━━ Record extracts

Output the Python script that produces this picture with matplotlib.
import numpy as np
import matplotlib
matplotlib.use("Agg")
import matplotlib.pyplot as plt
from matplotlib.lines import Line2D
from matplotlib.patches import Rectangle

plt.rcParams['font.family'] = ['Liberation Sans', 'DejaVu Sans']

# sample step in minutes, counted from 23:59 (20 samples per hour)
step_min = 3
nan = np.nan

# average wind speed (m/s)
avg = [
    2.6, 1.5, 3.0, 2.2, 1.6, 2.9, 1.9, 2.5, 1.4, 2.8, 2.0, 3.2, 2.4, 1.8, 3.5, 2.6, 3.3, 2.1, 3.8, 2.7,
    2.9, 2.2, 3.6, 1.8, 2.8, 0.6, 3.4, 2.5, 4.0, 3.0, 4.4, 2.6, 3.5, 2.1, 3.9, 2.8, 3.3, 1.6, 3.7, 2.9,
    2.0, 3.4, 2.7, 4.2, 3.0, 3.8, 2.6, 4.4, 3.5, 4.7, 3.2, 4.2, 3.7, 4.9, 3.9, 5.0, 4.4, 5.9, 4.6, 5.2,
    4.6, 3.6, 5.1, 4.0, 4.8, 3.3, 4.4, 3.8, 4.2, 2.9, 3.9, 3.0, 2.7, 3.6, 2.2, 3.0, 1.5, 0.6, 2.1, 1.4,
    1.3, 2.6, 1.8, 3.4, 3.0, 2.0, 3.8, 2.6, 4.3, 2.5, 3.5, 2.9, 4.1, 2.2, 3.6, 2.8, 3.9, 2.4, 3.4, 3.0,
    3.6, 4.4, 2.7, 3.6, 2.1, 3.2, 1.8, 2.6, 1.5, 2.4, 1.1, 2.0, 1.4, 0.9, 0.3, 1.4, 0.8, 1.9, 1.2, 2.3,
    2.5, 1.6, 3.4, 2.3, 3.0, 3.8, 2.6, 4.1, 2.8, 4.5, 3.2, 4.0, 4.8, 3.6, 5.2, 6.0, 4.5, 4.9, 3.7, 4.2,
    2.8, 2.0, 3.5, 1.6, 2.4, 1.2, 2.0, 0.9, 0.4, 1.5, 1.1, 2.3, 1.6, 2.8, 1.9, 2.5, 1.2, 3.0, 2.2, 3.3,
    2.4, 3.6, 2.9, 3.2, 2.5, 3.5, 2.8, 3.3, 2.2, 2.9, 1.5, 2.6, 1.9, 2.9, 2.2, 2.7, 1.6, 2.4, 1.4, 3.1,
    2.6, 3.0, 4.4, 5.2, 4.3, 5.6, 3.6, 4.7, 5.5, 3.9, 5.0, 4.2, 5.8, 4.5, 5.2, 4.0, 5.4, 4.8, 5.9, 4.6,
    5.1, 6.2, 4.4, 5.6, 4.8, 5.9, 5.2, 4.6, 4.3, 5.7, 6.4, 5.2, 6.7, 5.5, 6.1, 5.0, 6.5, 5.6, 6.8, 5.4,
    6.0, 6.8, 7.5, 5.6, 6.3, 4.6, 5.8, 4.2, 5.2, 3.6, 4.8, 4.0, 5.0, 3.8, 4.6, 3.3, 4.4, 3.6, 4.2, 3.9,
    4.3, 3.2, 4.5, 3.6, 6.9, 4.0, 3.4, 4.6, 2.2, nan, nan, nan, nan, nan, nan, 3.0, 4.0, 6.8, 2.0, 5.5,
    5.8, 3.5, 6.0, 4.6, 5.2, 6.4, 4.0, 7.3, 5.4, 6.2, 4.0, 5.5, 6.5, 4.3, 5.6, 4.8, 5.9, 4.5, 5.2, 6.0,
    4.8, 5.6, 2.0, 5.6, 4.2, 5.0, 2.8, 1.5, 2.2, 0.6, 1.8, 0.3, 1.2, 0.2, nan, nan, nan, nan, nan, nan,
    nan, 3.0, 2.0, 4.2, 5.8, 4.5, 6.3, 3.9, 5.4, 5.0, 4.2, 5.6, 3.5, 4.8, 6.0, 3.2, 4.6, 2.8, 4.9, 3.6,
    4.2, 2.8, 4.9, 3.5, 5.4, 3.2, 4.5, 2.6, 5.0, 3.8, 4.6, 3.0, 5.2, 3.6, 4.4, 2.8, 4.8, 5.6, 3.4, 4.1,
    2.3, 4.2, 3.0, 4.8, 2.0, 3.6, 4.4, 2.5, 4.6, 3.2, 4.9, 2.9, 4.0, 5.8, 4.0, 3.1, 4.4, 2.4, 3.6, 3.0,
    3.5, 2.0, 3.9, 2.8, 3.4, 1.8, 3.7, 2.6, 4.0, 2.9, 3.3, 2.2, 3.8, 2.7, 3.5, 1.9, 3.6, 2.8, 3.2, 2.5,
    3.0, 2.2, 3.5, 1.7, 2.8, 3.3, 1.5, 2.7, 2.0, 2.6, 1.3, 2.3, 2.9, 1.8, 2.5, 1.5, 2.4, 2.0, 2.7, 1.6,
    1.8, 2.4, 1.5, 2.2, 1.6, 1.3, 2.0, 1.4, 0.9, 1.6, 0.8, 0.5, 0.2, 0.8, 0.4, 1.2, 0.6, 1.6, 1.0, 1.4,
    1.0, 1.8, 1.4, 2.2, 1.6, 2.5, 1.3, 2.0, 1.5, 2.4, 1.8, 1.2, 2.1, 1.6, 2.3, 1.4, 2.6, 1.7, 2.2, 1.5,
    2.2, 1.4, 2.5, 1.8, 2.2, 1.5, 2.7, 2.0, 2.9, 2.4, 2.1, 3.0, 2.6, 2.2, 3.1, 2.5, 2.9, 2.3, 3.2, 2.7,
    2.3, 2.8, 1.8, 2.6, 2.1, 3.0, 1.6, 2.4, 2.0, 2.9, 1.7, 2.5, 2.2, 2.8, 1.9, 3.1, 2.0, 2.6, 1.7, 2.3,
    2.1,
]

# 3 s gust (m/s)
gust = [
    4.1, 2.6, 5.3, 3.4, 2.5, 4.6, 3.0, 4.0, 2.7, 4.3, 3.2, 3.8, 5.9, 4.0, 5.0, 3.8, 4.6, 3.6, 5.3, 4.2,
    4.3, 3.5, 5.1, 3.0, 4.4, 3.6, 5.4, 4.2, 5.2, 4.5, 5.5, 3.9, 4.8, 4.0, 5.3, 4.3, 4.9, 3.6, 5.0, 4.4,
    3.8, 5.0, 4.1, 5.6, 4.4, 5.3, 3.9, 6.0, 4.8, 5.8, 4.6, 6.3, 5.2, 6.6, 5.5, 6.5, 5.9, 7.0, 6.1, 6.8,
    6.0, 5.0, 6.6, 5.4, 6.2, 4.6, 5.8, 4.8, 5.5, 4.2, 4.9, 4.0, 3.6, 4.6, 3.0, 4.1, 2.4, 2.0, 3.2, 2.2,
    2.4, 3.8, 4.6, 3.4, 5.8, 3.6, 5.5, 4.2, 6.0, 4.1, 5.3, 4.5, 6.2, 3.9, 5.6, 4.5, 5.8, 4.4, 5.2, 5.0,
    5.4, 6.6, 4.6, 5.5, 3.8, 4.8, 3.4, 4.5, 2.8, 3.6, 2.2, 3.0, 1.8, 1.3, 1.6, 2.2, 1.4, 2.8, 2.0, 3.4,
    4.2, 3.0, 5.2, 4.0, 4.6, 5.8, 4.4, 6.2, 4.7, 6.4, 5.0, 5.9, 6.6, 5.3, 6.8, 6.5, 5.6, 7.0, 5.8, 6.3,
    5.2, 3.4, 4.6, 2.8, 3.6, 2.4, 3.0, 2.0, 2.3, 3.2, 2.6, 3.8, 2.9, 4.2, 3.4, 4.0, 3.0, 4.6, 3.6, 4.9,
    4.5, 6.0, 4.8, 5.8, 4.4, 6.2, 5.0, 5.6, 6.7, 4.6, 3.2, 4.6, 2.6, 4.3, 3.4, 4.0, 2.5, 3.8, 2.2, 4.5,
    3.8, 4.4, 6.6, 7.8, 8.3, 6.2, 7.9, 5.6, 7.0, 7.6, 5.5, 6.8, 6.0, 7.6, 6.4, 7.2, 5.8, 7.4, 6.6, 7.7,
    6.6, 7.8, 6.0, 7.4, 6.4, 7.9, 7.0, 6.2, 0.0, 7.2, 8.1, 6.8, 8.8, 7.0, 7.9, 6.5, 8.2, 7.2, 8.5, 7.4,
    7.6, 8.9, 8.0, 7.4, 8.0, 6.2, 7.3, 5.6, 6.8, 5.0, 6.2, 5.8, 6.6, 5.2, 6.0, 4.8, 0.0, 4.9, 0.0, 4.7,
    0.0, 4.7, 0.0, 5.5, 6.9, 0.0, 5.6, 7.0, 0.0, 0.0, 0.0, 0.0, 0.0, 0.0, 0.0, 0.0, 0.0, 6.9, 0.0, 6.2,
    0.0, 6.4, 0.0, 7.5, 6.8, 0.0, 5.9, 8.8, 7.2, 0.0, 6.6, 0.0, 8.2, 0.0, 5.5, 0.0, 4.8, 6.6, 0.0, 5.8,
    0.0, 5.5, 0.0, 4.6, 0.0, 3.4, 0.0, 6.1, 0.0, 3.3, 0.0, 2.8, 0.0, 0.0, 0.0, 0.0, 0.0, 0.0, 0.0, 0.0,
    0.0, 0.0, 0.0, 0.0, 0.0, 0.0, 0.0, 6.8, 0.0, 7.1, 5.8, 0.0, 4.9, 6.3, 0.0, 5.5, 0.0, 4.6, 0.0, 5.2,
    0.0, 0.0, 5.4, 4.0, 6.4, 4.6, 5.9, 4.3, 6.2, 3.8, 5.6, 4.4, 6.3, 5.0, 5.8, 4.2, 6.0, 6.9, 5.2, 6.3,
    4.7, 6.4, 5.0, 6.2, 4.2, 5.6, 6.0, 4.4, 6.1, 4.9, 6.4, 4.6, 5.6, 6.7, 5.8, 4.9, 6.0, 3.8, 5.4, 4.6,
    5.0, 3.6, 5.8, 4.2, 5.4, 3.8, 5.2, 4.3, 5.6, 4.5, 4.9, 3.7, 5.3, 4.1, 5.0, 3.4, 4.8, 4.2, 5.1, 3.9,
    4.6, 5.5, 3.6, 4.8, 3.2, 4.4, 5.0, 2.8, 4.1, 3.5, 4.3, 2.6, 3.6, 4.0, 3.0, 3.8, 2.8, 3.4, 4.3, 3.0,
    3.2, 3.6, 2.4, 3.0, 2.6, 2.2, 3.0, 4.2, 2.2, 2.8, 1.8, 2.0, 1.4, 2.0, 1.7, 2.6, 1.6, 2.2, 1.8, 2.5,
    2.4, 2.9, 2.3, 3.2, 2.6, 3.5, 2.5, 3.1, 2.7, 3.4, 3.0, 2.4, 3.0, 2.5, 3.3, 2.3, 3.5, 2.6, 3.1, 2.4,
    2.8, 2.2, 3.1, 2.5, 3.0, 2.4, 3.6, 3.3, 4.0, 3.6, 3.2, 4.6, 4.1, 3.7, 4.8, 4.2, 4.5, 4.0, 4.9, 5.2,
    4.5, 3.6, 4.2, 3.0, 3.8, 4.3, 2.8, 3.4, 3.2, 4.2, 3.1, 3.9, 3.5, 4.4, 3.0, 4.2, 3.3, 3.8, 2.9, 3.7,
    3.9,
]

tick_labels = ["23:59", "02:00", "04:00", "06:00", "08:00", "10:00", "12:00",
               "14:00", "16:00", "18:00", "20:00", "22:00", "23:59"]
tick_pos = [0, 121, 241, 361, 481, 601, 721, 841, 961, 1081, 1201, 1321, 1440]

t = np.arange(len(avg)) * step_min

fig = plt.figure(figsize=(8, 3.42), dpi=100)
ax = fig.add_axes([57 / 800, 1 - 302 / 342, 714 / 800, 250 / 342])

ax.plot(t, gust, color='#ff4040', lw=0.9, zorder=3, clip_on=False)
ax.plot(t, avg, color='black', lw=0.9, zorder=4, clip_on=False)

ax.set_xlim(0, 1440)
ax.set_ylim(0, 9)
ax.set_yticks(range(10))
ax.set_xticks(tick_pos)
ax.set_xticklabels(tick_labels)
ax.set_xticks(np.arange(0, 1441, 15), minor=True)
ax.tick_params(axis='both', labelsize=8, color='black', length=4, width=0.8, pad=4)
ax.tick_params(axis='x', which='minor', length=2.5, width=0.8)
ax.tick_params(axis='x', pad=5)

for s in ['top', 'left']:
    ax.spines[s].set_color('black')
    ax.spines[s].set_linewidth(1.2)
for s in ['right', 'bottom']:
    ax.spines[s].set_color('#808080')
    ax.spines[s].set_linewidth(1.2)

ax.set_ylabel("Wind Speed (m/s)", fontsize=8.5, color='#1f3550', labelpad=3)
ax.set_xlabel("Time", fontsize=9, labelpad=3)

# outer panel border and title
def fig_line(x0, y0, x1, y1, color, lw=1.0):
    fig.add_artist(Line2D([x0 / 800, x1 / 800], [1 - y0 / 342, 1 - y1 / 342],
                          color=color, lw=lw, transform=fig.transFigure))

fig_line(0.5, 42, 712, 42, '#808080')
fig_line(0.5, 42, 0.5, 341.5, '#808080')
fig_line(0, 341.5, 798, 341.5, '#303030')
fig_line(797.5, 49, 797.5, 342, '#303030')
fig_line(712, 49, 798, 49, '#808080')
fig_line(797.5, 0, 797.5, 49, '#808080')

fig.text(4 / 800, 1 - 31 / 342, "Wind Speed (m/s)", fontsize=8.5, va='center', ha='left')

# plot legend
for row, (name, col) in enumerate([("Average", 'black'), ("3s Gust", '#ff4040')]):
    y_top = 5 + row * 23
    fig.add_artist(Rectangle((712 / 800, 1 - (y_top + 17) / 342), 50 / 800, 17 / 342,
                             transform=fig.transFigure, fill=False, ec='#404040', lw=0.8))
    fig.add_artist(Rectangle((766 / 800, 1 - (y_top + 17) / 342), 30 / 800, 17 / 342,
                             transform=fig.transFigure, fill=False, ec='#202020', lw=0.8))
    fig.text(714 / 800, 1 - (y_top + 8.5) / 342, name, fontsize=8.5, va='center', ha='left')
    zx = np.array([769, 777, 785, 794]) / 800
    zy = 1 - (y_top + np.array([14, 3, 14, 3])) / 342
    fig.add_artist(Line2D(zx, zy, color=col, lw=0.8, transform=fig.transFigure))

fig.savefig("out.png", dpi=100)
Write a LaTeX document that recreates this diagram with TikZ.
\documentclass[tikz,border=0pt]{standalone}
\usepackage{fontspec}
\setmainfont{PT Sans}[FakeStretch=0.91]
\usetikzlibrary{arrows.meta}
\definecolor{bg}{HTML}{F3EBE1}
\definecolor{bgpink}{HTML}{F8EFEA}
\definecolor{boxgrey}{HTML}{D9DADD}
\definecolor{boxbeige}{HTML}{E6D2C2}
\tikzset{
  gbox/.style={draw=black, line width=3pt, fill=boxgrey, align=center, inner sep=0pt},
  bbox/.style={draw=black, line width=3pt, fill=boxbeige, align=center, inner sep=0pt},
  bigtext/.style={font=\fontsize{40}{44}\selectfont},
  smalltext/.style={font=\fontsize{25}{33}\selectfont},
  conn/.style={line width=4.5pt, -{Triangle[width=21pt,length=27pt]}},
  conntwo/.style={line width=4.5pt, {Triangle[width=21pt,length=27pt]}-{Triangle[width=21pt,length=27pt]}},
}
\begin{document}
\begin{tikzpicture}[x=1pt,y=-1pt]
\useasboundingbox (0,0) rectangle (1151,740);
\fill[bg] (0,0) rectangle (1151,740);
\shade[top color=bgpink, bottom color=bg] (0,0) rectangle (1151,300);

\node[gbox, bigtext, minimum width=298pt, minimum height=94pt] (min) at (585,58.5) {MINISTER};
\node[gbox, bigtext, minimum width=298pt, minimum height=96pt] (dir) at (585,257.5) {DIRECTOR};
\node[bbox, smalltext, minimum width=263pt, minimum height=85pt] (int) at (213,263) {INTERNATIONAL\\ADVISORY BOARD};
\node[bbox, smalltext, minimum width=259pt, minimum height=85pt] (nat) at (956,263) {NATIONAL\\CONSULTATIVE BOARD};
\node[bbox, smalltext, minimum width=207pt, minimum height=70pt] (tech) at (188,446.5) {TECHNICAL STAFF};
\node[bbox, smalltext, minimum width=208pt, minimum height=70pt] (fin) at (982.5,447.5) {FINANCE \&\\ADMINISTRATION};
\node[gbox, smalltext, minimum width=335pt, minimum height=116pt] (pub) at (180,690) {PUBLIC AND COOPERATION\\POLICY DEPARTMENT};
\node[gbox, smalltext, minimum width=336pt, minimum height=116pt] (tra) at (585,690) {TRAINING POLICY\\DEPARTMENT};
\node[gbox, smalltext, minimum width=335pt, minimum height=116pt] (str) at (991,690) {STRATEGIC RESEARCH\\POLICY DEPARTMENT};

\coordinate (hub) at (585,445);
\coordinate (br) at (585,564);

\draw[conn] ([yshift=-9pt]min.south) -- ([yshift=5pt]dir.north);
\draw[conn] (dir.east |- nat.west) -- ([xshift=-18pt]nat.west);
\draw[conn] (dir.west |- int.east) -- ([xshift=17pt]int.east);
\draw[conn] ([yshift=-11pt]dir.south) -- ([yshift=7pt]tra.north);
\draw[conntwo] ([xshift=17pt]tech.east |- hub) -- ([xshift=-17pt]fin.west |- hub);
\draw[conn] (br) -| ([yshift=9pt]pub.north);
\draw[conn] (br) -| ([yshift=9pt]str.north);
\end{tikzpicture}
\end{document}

━━━━

Task details> State only the number of lines in these entries that contain "with".

Result for this exercise> 2